* PROVIDED MATERIAL:
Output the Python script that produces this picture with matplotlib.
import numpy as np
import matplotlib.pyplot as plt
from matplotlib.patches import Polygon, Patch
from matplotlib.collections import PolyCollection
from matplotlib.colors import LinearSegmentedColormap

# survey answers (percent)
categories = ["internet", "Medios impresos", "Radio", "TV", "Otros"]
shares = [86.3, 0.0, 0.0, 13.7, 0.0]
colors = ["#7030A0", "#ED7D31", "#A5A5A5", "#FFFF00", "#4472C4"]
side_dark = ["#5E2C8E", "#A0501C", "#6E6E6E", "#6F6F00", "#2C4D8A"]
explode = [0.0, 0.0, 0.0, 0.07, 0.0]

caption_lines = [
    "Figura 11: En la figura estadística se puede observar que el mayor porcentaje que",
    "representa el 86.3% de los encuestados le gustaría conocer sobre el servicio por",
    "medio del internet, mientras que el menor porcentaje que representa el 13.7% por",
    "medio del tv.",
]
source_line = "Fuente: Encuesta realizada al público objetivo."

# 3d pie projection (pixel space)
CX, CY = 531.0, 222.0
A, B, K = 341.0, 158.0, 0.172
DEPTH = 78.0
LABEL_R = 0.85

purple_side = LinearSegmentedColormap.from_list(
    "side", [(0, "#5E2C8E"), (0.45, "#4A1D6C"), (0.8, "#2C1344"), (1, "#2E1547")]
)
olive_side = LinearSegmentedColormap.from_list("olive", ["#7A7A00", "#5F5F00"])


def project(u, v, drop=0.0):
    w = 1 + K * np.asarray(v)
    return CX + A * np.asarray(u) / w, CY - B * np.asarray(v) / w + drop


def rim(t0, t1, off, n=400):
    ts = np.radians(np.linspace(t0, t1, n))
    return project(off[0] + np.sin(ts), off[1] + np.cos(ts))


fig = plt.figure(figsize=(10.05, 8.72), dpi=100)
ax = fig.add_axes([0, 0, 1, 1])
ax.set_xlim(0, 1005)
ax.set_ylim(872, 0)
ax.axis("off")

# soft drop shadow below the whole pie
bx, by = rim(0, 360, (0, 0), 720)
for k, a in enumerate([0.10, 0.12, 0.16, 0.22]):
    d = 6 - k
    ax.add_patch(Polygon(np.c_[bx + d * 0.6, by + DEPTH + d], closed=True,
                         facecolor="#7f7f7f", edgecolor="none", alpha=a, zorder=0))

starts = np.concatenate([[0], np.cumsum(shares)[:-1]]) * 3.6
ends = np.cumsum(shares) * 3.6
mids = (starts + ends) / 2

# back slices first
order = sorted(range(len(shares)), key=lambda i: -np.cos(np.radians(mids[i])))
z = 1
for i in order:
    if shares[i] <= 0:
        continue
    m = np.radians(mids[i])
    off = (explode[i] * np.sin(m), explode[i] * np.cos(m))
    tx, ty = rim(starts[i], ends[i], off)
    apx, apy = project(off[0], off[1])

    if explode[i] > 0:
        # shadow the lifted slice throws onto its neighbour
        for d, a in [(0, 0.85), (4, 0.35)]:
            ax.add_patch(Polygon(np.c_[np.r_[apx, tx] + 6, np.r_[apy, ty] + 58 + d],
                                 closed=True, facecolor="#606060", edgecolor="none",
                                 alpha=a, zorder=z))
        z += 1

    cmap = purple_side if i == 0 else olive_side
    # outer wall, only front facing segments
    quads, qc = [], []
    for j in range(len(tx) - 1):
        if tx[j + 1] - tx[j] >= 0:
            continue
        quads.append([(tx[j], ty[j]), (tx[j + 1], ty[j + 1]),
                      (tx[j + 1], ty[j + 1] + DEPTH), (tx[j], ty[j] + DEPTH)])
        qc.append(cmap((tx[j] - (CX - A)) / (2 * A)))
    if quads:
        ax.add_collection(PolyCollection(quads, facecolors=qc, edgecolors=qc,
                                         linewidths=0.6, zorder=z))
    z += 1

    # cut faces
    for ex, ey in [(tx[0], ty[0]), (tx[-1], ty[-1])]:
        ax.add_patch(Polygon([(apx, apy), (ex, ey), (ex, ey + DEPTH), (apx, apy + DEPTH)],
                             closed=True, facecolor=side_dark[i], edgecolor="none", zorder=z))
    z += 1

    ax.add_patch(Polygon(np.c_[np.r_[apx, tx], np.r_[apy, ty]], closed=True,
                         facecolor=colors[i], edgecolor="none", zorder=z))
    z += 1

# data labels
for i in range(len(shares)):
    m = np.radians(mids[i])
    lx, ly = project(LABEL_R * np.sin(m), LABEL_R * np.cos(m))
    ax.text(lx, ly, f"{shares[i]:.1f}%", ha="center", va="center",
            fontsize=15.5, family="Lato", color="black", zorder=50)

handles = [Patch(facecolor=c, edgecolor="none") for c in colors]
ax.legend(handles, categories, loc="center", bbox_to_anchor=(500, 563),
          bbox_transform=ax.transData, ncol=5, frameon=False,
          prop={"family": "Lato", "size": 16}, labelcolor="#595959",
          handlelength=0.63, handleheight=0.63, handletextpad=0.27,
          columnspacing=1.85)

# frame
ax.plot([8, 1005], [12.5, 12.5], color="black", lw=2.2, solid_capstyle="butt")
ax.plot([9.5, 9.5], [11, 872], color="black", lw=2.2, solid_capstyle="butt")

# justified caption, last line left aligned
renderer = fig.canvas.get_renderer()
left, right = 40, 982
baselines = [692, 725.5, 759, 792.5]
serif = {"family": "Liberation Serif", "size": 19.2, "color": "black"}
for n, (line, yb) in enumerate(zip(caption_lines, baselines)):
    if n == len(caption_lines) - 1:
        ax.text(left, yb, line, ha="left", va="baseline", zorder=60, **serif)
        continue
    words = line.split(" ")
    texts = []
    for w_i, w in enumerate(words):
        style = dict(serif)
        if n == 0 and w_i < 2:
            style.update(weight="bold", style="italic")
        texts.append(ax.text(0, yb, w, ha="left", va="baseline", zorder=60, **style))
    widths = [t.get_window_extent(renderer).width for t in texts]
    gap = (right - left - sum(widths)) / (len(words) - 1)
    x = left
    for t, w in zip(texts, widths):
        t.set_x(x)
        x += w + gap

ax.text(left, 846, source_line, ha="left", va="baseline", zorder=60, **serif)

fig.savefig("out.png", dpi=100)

* WRITTEN EXERCISE: Each line from the start of the listing above through the line containing "from matplotlib.colors import" should be copied exactly, please, with no other lines added.

* OUTPUT BELOW:
Output the Python script that produces this picture with matplotlib.
import numpy as np
import matplotlib.pyplot as plt
from matplotlib.patches import Polygon, Patch
from matplotlib.collections import PolyCollection
from matplotlib.colors import LinearSegmentedColormap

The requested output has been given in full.